Starbucks Vietnam shared that after careful consideration, they regret to inform that the Starbucks Reserve store on Han Thuyen Street will cease operations from August 26th, 2024. They assured customers that Starbucks Reserve will return at an alternative location soon.

Real estate brokers are currently advertising the 210-square-meter property at 11-13 Han Thuyen for rent at a price of 30,000 USD per month, approximately over 750 million VND. A broker shared that the previous rent in 2017 was around 18,000 USD per month.

The property consists of a ground floor and two upper floors, measuring 8.4 by 25 meters. It is located near the Notre-Dame Cathedral and is suitable for a variety of business types, including F&B chains, large brands, and representative offices.

The property is being advertised for rent at a high price.

While some listings offer the property for rent at a premium, others are more flexible, with one listing mentioning a price of 746.4 million VND per month, negotiable, and another listing it at only 490 million VND per month.

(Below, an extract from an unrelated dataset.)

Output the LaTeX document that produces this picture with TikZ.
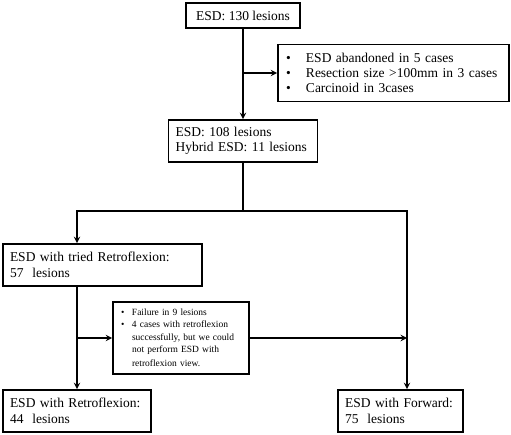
\documentclass[tikz,border=0pt]{standalone}
\usepackage{fontspec}
\setmainfont{Liberation Serif}
\usetikzlibrary{positioning}

\newcommand{\blt}{\makebox[20pt][l]{\textbullet}}
\newcommand{\sblt}{\makebox[11pt][l]{\textbullet}}

\begin{document}
\begin{tikzpicture}[x=1pt, y=-1pt, >=stealth, line width=1.8pt,
    stage/.style={draw, line width=1.8pt, inner xsep=7pt, inner ysep=2pt, align=left,
        font=\fontsize{13.5}{15.5}\selectfont},
    note/.style={draw, line width=1.8pt, inner xsep=8pt, inner ysep=2pt, align=left}]
\useasboundingbox (0,0) rectangle (511,435);

\node[stage, minimum width=114pt, minimum height=25pt] (all) at (243,15.5) {ESD: 130 lesions};
\node[note, minimum width=231pt, minimum height=57pt, text width=215pt,
    font=\fontsize{13.5}{15}\selectfont] (excl) at (393.5,73)
    {\blt ESD abandoned in 5 cases\\
     \blt Resection size >100mm in 3 cases\\
     \blt Carcinoid in 3cases};
\node[stage, minimum width=149pt, minimum height=42pt, text width=135pt] (esd) at (243,141)
    {ESD: 108 lesions\\Hybrid ESD: 11 lesions};
\node[stage, minimum width=199pt, minimum height=42pt, text width=185pt] (tried) at (102.5,265)
    {ESD with tried Retroflexion:\\57\ \ lesions};
\node[note, minimum width=136pt, minimum height=72pt, text width=120pt,
    font=\fontsize{9.5}{12.3}\selectfont] (fail) at (181,338)
    {\sblt Failure in 9 lesions\\
     \sblt 4 cases with retroflexion\\
     \hspace*{11pt}successfully, but we could\\
     \hspace*{11pt}not perform ESD with\\[2pt]
     \hspace*{11pt}retroflexion view.};
\node[stage, minimum width=148pt, minimum height=42pt, text width=134pt] (retro) at (77,411)
    {ESD with Retroflexion:\\44\ \ lesions};
\node[stage, minimum width=125pt, minimum height=42pt, text width=111pt] (fwd) at (400.5,411)
    {ESD with Forward:\\75\ \ lesions};

% junctions
\coordinate (split) at (243,211);
\coordinate (right) at (407,211);

\draw[->] (all) -- (esd);
\draw[->] (all |- excl) -- (excl);
\draw (esd) -- (split);
\draw[->] (split) -| (retro |- tried.north);
\draw[->] (split) -- (right) -- (right |- fwd.north);
\draw[->] (retro |- tried.south) -- (retro);
\draw[->] (retro |- fail) -- (fail);
\draw[->] (fail) -- (right |- fail);
\end{tikzpicture}
\end{document}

Cushman & Wakefield’s survey from late 2023 revealed that Dong Khoi Street, adjacent to Han Thuyen Street, has the 13th most expensive rental rates globally.

Vacant Commercial Spaces in Ho Chi Minh City

Ho Chi Minh City still has a significant number of vacant commercial spaces, especially in the central areas. In the downtown districts of District 1 and District 3, there are plenty of empty storefronts.

However, compared to a year ago, the mass exodus of businesses has cooled down. While some busy streets still display “for rent” signs, others are undergoing renovations or preparing for new store openings, indicating a slight improvement in the market.

Nonetheless, the overall recovery in rental demand remains sluggish. Businesses continue to relocate from the central areas to the outskirts to reduce costs, resulting in a decrease in vacant spaces in peripheral areas while central districts struggle to find tenants.

Rental prices for shophouses in Ho Chi Minh City remain volatile.

The once-thriving market for rental shophouses in Ho Chi Minh City has taken a turn, with landlords no longer holding the upper hand. It is predicted that this situation will persist throughout 2024, as market demands have shifted. Some analysts even suggest that shophouses may never regain their pre-2019 glory.

Vo Thi Khanh Trang, Deputy Director of Research at Savills Ho Chi Minh City, offers a short-term outlook, stating that the market may continue to face lease terminations or downsizing, and finding new tenants will be challenging. Tenants now have the advantage of choice and can adapt to changing consumer behaviors by opening stores in malls or expanding their online presence.

However, in the long term, Trang remains optimistic about the market’s recovery, expecting positive signals as the economy rebounds.

In contrast to the gloomy atmosphere on the streets, retail spaces in shopping malls are bustling, with high occupancy rates. Cushman & Wakefield’s survey reveals a 90% occupancy rate in Ho Chi Minh City’s malls, remaining stable over the year.

The average rental rate is 53 USD per square meter per month, a slight decrease of 1.5% from the previous quarter but a 3.6% increase from the same period last year.

This can be attributed to the partial or full operation of new and renovated malls with good occupancy rates. Additionally, some projects have successfully restructured their tenant mix, attracting large-scale tenants in supermarkets, furniture, fashion, and F&B, contributing to the overall improvement in rental rates.